Five members of the Portsmouth and District Angling Society – which holds the rights to fish the waterway but has no responsibility for it – took oxygenating equipment to the moat yesterday morning.

Scores of fish have been found dead in Fort Brockhurst's moat after the recent hot weather. Picture: Ashley Parkes

A spokesman for the society: ‘We did experience some fish stock loss – it’s not the first time it’s happened and it’s not the first area it’s happened in.

‘The real issue is the site itself not being properly maintained.

‘Our members have pulled out trolleys and all sorts.’
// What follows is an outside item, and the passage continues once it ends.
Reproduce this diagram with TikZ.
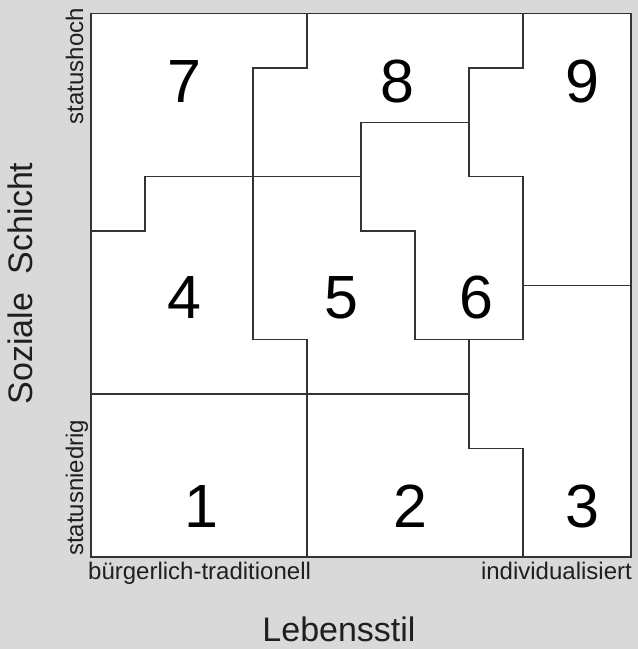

Members of the Portsmouth and District Angling Society have attended the scene with oxygenating equipment. Picture: Ashley Parkes

Dumped waste ranging from bags of rubbish to tires has been an ongoing issue along the moat, according to the society’s spokesman.

Last month, one resident fished more than 20 tyres out of Fort Brockhurst’s moat after they were dumped there by fly-tippers.

English Heritage had invested ‘a substantial amount of charity money’ to remove rubbish from the moat, according to spokesman from the organisation.

He said: ‘As a conservation charity we feel it is our duty to provide the utmost care to the wildlife residing at our historic places and we would also like to implore local residents to do the same, by reporting any littering or fly-tipping in the moat.

‘The recent heat wave has resulted in a drop in the water level and reduced water movement which has sadly resulted in the fatalities of some of the fish which have taken up residence in the moat.’

‘We are currently working with the council to monitor the situation and have enlisted the support of a local angling group who are aerating the water to help improve the moat’s oxygen levels.’